BRIEF
Repeat exactly the lines running from the first line of the data to the line containing "var xMin = 0, xMax = 80, xInterval = 20;", both ends included, and nothing else; drop the pictures.

DATA LINES
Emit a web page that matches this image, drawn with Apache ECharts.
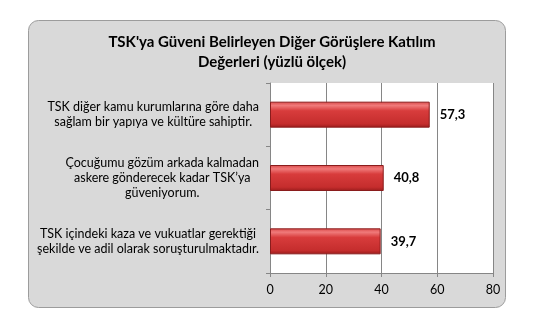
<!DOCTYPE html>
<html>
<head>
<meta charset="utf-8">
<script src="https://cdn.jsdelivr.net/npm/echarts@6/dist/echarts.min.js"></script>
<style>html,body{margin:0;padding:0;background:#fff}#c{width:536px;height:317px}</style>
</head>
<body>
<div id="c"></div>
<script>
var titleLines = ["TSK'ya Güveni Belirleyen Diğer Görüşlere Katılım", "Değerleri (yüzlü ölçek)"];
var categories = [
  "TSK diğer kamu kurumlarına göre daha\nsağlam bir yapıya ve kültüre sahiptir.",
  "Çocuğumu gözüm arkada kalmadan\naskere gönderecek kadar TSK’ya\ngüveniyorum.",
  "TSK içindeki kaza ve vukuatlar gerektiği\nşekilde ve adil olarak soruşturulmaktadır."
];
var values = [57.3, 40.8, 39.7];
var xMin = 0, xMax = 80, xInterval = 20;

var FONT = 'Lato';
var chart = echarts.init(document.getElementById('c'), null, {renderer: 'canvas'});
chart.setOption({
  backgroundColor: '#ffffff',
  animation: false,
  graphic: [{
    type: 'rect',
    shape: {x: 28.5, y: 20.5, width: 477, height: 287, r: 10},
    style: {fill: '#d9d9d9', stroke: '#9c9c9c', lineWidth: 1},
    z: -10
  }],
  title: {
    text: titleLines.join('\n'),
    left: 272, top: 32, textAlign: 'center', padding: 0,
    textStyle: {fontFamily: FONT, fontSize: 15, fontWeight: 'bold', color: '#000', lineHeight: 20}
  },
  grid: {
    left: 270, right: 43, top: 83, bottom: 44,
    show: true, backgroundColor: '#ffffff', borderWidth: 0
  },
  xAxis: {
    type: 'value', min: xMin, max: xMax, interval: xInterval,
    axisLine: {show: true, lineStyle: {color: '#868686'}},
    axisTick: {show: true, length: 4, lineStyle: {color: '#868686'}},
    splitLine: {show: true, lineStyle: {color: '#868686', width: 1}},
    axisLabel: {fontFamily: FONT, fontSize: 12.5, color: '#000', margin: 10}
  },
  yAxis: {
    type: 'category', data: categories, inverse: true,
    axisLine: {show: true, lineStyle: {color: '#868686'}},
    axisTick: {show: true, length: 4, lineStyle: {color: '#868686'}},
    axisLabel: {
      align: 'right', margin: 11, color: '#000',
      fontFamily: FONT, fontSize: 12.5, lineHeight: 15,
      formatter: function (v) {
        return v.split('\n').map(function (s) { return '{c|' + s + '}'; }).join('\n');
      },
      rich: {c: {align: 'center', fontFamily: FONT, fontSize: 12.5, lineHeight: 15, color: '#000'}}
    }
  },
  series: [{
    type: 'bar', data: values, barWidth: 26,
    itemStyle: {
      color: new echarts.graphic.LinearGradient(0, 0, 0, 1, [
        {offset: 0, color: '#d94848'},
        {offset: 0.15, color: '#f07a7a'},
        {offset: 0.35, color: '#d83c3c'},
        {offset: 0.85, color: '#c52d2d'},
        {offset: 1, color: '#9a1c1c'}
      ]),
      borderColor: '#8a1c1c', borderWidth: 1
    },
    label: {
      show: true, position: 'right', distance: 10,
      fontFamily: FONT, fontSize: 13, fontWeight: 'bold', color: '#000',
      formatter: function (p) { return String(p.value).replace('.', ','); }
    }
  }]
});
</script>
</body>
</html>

ANSWER TO THIS TASK
Emit a web page that matches this image, drawn with Apache ECharts.
<!DOCTYPE html>
<html>
<head>
<meta charset="utf-8">
<script src="https://cdn.jsdelivr.net/npm/echarts@6/dist/echarts.min.js"></script>
<style>html,body{margin:0;padding:0;background:#fff}#c{width:536px;height:317px}</style>
</head>
<body>
<div id="c"></div>
<script>
var titleLines = ["TSK'ya Güveni Belirleyen Diğer Görüşlere Katılım", "Değerleri (yüzlü ölçek)"];
var categories = [
  "TSK diğer kamu kurumlarına göre daha\nsağlam bir yapıya ve kültüre sahiptir.",
  "Çocuğumu gözüm arkada kalmadan\naskere gönderecek kadar TSK’ya\ngüveniyorum.",
  "TSK içindeki kaza ve vukuatlar gerektiği\nşekilde ve adil olarak soruşturulmaktadır."
];
var values = [57.3, 40.8, 39.7];
var xMin = 0, xMax = 80, xInterval = 20;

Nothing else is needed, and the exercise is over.